Я об этом не догадывался, но именно болезнь Чарли подтолкнула меня к тому, чтобы стать врачом – притом совершенно особенным врачом. Моего друга предавало не тело, и его уму было не под силу взять верх над телом и заставить его слушаться. Что-то другое, какой-то более глубинный и радикальный Чарли пытался не пустить его на экзамены, где ему неминуемо должны были причинить боль. Именно моя привязанность к Чарли и мое сострадательное, но при этом клиническое наблюдение его болезни привели меня к решимости пойти в медицину – больше, чем все туманные наставления миссис Дымок и мелкая самоуверенность доктора Огга. Я хотел и дальше заниматься таким наблюдением – насколько это возможно.
Теперь я понимаю, что Чарли был очень болен – так тяжело, что в то время я об этом не мог догадаться; его болезнь могла привести к мастоидиту, возможно смертельному, а пока что это был синусит, причем такой, который требовал немедленного вмешательства. Даже небольшое изменение в ходе болезни могло убить Чарли. Но этого не случилось, потому что болезни не развиваются так неумолимо и неотвратимо. Тут действовал еще какой-то фактор, слишком тонкий, чтобы быть чисто физическим, и слишком глубокий, чтобы быть чисто умственным, – какой-то третий Чарли, который делал его глубоко несчастным и превратил экзамены в длительное мученичество, но не собирался его убивать.

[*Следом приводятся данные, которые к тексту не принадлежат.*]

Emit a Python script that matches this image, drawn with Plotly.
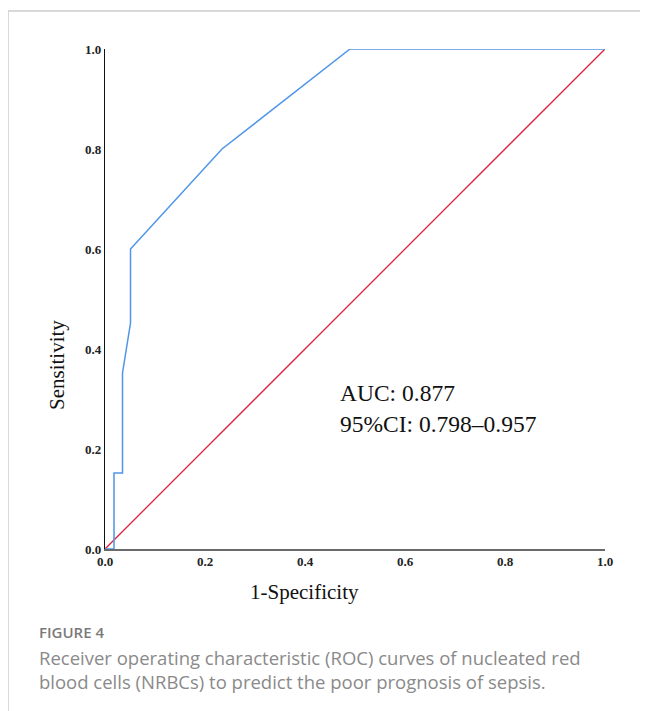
import plotly.graph_objects as go

# ROC curve data
fpr = [0.0, 0.018, 0.018, 0.035, 0.035, 0.051, 0.051, 0.234, 0.49, 1.0]
tpr = [0.0, 0.0, 0.152, 0.152, 0.352, 0.452, 0.60, 0.80, 1.0, 1.0]
ref_x = [0.0, 1.0]
ref_y = [0.0, 1.0]
tick_vals = [0.0, 0.2, 0.4, 0.6, 0.8, 1.0]
tick_text = ["0.0", "0.2", "0.4", "0.6", "0.8", "1.0"]

auc_text = "AUC: 0.877<br>95%CI: 0.798\u20130.957"
x_title = "1-Specificity"
y_title = "Sensitivity"
fig_label = "FIGURE 4"
caption_1 = "Receiver operating characteristic (ROC) curves of nucleated red"
caption_2 = "blood cells (NRBCs) to predict the poor prognosis of sepsis."

# page has an 8px body margin; work in page pixels and convert
OFF = 8
W, H = 648 - OFF, 711 - OFF
PL, PR, PT, PB = 105, 605, 49, 549          # plot area in page pixels
L, R, T, B = PL - OFF, W - (PR - OFF), PT - OFF, H - (PB - OFF)
PW, PH = PR - PL, PB - PT


def px(x):
    return (x - PL) / PW


def py(y):
    return (PB - y) / PH


fig = go.Figure()
fig.add_trace(go.Scatter(x=ref_x, y=ref_y, mode="lines",
                         line=dict(color="#e0213c", width=1.3),
                         hoverinfo="skip", showlegend=False))
fig.add_trace(go.Scatter(x=fpr, y=tpr, mode="lines",
                         line=dict(color="#4f95e8", width=1.5),
                         showlegend=False))

serif = "Liberation Serif, Times New Roman, serif"
sans = "Open Sans, Lato, sans-serif"

fig.update_layout(
    width=W, height=H,
    margin=dict(l=L, r=R, t=T, b=B),
    paper_bgcolor="white", plot_bgcolor="white",
    xaxis=dict(range=[0, 1], tickvals=tick_vals, ticktext=tick_text,
               showgrid=False, zeroline=False, showline=True,
               linecolor="#6a6a6a", linewidth=1.5, ticks="", ticklen=0,
               tickfont=dict(family=serif, size=13, color="#222", weight="bold"),
               fixedrange=True),
    yaxis=dict(range=[0, 1], tickvals=tick_vals, ticktext=tick_text,
               showgrid=False, zeroline=False, showline=True,
               linecolor="#111", linewidth=1.2, ticks="", ticklen=0,
               tickfont=dict(family=serif, size=13, color="#222", weight="bold"),
               fixedrange=True),
    annotations=[
        dict(xref="paper", yref="paper", x=px(338), y=py(408), text=auc_text,
             showarrow=False, xanchor="left", yanchor="middle", align="left",
             font=dict(family=serif, size=23.5, color="#111")),
        dict(xref="paper", yref="paper", x=px(304), y=py(592), text=x_title,
             showarrow=False, xanchor="center", yanchor="middle",
             font=dict(family=serif, size=21, color="#111")),
        dict(xref="paper", yref="paper", x=px(57), y=py(365), text=y_title,
             showarrow=False, xanchor="center", yanchor="middle", textangle=-90,
             font=dict(family=serif, size=21, color="#111")),
        dict(xref="paper", yref="paper", x=px(37), y=py(632), text=fig_label,
             showarrow=False, xanchor="left", yanchor="middle",
             font=dict(family=sans, size=15, color="#7a7a7a", weight=600)),
        dict(xref="paper", yref="paper", x=px(37), y=py(657), text=caption_1,
             showarrow=False, xanchor="left", yanchor="middle",
             font=dict(family=sans, size=18.5, color="#8a8a8a")),
        dict(xref="paper", yref="paper", x=px(37), y=py(681), text=caption_2,
             showarrow=False, xanchor="left", yanchor="middle",
             font=dict(family=sans, size=18.5, color="#8a8a8a")),
    ],
    shapes=[
        dict(type="line", xref="paper", yref="paper",
             x0=px(8), x1=px(8), y0=py(11), y1=py(720),
             line=dict(color="#cccccc", width=1.5)),
        dict(type="line", xref="paper", yref="paper",
             x0=px(8), x1=px(660), y0=py(11), y1=py(11),
             line=dict(color="#cccccc", width=1.5)),
    ],
)

fig.write_html("out.html")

Наконец пришел июнь. Во время самих экзаменов я совсем не видел Чарли, потому что он сдавал экзамены на аттестат зрелости низшего разряда, а я – высшего: при успехе я должен был попасть в университет, пропуская обязательный первый год, в течение которого преподаватели пытаются научить людей, которым это никогда не понадобится, писать грамматически правильной прозой и вложить горстку элементарных фактов и общепринятых постулатов западной цивилизации в умы, совершенно девственные в этом отношении. У меня было свое дело, притом нелегкое. Каждый день я покидал Колборн, добирался в огромный тренировочный зал, который, кажется, был частью викторианского арсенала, и отыскивал там стол со своим номером. За этим шатким, хромым столом я писал экзаменационную работу. Вопросы для нее раздавали специальные надсмотрщики, которыми командовал главный экзаменатор: они расхаживали по проходам, чтобы никто не списывал, провожали девочек в туалеты, наспех устроенные для них в мужском царстве арсенала, и конвоировали мальчиков, которым не терпелось, к писсуарам, зорко следя на предмет шпаргалок, спрятанных в ширинке. Эти надсмотрщики, вероятно, за день проходили много миль по залу и коридорам, и на лицах у них застыло выражение меланхоличной отрешенности. Спроси один из них, чем я желаю позавтракать, прежде чем меня повесят, я бы не очень удивился. Экзамены были тяжким испытанием, растянутым на несколько дней, – пока я не напишу все, что требовалось в моем конкретном случае.
Я уже очень давно не вспоминал, что я «слабенький»; и я совершенно не был слабым в том, что касалось подготовки к испытаниям. Я подготовился к ним настолько хорошо, насколько позволяли мои способности, под руководством нескольких учителей в Колборне, которые занимались со мной отдельно. Я отлично представлял, что ждет меня на экзаменах. Нельзя сказать, что я сдал их одной левой, но в последний день я вышел, чувствуя, что справился неплохо. По крайней мере, я попытался ответить на каждый вопрос каждого экзамена, а когда была возможность выбирать, я выбирал те вопросы, в которых надеялся проявить себя с лучшей стороны.